[EXERCISE TASK]: Reproduce exactly, and nothing else, the lines from the one that contains "Clone this chart in matplotlib." through the one that contains "from matplotlib.patches import Rectangle". Leave the pictures out.

Plotting code records:

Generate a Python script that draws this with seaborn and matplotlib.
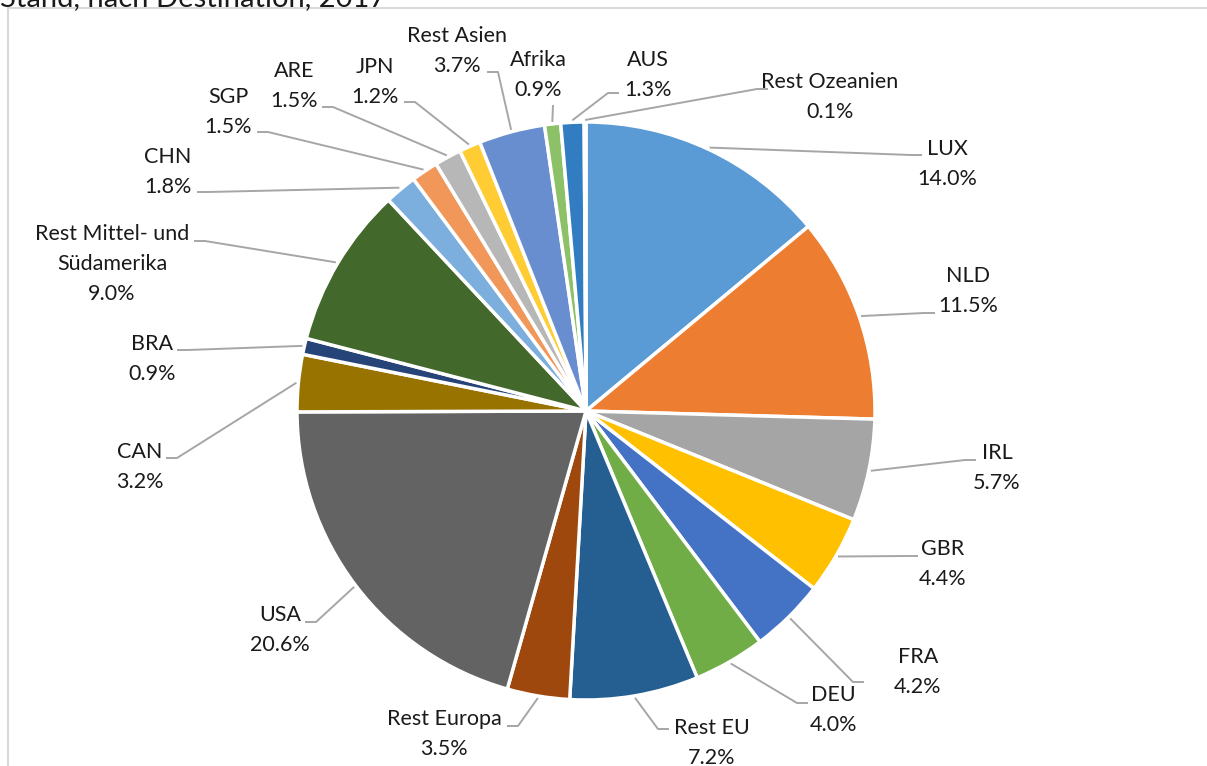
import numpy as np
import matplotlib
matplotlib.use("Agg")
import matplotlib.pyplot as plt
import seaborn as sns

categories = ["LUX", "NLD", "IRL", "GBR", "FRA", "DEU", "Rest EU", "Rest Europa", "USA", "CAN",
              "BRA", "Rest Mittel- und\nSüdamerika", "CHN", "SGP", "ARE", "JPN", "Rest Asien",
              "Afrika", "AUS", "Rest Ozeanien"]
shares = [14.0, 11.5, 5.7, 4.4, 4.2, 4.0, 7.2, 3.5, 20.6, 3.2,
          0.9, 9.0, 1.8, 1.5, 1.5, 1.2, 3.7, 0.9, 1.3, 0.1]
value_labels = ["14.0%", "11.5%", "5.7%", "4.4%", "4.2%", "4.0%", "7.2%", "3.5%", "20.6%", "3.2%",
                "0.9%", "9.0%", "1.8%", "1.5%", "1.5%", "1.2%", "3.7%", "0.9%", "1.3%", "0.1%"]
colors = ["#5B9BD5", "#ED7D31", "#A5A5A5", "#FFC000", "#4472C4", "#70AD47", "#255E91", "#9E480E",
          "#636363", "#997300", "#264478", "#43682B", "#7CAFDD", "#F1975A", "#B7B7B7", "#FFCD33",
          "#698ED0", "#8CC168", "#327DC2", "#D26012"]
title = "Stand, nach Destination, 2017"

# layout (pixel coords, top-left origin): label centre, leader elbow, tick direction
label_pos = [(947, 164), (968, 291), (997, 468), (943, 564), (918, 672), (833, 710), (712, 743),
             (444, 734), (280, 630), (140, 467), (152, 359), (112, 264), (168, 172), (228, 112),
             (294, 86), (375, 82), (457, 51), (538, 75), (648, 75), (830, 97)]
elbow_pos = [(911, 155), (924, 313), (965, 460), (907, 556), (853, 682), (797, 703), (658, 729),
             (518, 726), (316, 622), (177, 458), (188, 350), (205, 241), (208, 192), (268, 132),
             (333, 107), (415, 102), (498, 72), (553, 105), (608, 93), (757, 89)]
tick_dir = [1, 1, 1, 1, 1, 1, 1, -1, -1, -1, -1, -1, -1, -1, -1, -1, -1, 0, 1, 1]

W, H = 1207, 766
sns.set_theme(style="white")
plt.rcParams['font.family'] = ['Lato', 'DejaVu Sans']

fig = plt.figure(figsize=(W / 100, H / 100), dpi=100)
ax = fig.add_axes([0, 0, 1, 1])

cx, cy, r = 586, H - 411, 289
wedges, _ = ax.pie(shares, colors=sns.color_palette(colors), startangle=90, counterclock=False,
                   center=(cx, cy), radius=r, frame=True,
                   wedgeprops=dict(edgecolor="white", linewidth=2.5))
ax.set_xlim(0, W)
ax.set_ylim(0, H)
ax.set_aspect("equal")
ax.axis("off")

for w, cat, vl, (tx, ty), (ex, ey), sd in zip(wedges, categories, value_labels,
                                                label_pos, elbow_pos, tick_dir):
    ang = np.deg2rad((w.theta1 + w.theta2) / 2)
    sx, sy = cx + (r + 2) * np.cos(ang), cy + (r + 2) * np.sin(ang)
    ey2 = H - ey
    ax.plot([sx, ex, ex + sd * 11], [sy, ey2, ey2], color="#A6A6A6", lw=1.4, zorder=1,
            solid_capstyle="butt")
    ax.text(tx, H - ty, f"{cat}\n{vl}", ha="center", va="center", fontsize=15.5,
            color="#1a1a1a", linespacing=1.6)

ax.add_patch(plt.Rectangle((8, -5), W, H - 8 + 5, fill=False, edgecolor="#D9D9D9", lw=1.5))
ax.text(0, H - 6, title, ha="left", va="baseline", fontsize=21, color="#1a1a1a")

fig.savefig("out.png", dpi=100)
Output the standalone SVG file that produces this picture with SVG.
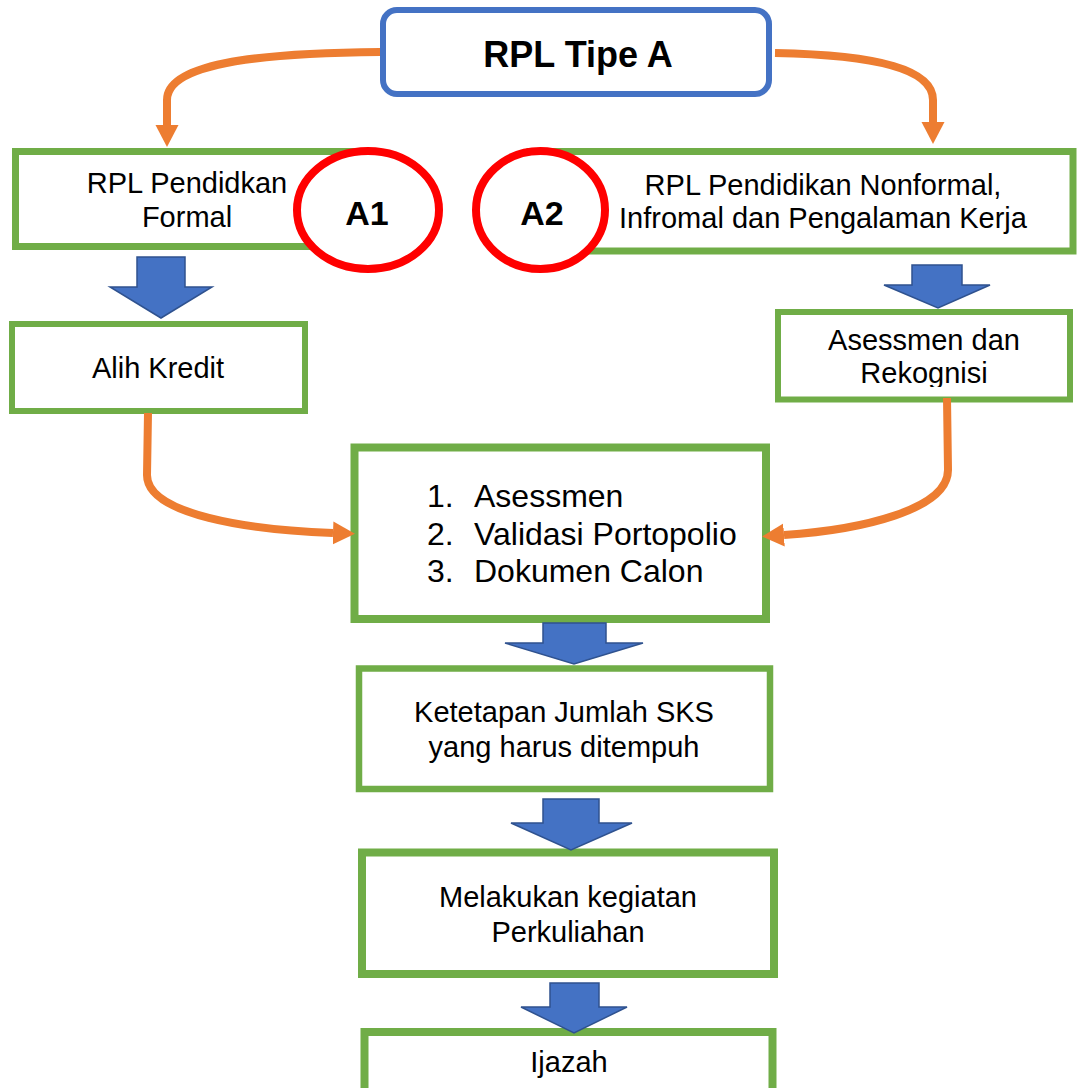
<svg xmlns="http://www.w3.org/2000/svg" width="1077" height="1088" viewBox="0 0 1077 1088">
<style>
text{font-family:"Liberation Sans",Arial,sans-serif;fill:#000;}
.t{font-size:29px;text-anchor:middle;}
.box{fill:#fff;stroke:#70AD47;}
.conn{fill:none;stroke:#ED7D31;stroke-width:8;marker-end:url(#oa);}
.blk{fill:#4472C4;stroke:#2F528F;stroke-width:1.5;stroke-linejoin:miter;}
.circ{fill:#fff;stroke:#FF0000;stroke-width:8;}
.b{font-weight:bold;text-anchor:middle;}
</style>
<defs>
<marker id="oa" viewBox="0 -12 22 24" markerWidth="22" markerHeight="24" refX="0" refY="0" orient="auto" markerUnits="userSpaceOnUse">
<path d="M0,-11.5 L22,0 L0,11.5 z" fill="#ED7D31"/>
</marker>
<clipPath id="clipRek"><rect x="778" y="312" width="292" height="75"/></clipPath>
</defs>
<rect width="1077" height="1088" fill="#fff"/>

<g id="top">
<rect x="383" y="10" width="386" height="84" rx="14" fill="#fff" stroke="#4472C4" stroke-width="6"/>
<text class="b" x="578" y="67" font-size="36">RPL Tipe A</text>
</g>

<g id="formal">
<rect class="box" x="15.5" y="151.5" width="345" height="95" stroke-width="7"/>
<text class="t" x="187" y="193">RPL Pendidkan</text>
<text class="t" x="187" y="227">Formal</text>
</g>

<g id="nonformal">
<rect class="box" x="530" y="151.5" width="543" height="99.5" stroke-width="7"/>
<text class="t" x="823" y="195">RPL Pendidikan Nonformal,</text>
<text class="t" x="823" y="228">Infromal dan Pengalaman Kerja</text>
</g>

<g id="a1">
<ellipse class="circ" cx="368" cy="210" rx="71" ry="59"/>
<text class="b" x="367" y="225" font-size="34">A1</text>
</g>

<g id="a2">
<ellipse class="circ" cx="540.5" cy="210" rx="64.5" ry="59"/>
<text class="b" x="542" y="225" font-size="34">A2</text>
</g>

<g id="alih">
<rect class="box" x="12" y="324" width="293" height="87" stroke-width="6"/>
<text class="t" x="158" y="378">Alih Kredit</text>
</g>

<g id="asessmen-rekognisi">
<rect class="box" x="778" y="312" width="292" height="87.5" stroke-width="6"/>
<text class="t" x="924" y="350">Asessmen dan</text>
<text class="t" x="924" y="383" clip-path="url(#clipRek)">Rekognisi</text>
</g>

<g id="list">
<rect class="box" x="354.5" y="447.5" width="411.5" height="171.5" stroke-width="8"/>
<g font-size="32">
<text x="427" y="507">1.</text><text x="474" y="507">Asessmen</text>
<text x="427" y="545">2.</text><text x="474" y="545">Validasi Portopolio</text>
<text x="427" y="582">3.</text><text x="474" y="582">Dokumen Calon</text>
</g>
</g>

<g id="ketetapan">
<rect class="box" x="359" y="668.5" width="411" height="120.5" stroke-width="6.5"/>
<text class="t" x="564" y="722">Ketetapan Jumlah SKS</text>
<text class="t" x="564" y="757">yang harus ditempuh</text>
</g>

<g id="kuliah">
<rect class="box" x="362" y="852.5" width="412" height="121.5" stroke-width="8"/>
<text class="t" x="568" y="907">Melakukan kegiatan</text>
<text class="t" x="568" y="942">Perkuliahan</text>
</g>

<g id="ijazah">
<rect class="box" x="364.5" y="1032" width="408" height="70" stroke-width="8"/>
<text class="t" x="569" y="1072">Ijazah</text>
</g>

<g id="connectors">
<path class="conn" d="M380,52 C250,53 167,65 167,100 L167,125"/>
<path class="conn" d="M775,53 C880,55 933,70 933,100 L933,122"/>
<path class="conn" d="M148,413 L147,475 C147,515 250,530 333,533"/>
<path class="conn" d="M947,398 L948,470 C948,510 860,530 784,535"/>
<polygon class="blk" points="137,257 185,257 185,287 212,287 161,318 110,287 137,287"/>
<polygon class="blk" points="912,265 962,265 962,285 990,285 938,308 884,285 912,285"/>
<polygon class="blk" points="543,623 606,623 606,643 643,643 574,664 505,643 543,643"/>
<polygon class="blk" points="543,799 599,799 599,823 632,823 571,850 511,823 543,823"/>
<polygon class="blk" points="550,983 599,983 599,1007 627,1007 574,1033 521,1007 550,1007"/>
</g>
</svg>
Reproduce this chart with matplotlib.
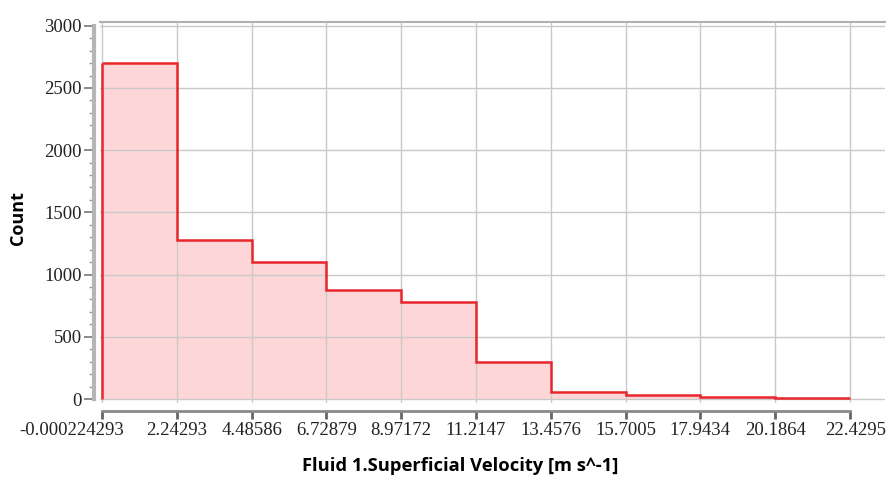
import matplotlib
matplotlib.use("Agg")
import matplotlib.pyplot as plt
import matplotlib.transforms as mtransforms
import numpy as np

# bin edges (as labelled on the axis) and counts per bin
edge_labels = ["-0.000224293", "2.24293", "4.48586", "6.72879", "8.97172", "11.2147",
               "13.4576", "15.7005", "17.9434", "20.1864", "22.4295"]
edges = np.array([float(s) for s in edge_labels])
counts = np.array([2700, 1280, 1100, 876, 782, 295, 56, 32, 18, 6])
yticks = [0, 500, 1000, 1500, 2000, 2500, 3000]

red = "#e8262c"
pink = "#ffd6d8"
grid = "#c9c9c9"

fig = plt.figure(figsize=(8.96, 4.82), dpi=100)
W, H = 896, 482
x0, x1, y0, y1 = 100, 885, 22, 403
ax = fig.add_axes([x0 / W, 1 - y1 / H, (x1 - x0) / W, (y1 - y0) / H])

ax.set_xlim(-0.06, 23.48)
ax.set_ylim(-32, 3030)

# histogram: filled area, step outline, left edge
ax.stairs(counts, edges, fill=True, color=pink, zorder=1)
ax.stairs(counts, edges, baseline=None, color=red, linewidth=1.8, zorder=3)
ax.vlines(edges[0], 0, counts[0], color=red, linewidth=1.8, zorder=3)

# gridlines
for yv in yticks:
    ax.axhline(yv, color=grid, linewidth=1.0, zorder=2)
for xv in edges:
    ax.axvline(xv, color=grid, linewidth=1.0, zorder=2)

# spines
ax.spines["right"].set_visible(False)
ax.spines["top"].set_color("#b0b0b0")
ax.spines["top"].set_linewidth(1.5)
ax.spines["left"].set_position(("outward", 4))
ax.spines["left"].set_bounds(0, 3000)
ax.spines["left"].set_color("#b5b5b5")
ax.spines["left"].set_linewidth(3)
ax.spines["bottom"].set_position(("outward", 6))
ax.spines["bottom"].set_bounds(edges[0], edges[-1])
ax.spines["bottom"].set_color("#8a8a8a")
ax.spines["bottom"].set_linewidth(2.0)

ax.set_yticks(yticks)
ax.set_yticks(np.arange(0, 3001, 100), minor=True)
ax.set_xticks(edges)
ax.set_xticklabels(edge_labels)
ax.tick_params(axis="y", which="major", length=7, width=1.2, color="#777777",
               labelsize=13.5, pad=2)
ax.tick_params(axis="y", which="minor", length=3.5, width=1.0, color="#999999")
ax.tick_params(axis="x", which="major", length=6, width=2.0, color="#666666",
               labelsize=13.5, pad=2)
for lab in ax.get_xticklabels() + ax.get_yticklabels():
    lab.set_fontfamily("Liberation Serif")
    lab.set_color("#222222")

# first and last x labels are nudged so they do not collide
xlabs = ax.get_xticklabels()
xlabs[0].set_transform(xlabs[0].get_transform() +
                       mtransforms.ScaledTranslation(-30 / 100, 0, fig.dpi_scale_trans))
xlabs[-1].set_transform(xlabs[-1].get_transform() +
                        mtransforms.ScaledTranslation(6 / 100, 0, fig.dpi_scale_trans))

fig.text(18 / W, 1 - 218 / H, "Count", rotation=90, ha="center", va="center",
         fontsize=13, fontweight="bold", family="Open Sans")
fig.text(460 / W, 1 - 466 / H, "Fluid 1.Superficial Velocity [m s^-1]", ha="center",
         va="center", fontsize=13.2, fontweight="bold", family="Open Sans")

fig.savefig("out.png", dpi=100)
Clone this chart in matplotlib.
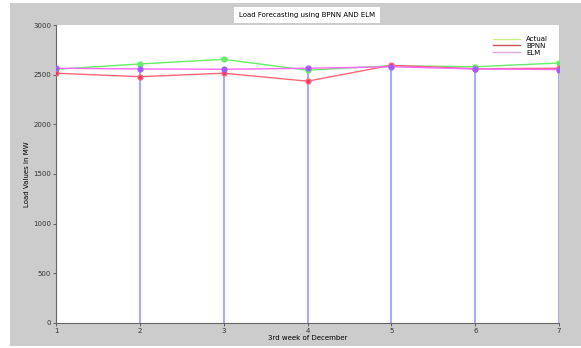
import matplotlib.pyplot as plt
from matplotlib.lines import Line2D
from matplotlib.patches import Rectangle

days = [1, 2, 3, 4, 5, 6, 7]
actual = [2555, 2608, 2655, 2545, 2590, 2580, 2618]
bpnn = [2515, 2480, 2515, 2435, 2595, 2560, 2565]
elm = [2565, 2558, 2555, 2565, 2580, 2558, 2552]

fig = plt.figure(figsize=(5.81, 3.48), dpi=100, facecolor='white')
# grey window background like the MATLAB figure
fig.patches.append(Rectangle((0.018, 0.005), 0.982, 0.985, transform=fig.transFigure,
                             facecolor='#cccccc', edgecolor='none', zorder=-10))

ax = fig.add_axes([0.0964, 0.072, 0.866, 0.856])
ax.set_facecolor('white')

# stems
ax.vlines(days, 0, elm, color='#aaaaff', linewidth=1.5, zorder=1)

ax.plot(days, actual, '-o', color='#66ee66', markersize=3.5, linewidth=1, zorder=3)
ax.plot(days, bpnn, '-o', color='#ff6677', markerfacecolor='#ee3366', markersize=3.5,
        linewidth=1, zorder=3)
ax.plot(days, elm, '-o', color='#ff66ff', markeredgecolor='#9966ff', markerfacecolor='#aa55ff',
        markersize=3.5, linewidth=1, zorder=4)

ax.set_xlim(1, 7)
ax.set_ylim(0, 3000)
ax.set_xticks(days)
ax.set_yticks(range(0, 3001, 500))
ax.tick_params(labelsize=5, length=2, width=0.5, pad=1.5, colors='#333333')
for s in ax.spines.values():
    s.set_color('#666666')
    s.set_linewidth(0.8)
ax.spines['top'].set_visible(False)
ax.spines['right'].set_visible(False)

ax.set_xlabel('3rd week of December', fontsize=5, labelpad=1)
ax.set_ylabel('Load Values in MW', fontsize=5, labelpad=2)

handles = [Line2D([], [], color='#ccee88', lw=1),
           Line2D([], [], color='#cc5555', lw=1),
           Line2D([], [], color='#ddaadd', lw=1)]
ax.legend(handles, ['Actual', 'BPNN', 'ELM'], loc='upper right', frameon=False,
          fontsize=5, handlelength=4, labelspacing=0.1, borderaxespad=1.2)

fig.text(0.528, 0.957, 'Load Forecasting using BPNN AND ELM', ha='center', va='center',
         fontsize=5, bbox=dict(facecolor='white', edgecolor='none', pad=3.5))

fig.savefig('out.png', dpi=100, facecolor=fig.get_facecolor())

[EXERCISE RESPONSE]:
Clone this chart in matplotlib.
import matplotlib.pyplot as plt
from matplotlib.lines import Line2D
from matplotlib.patches import Rectangle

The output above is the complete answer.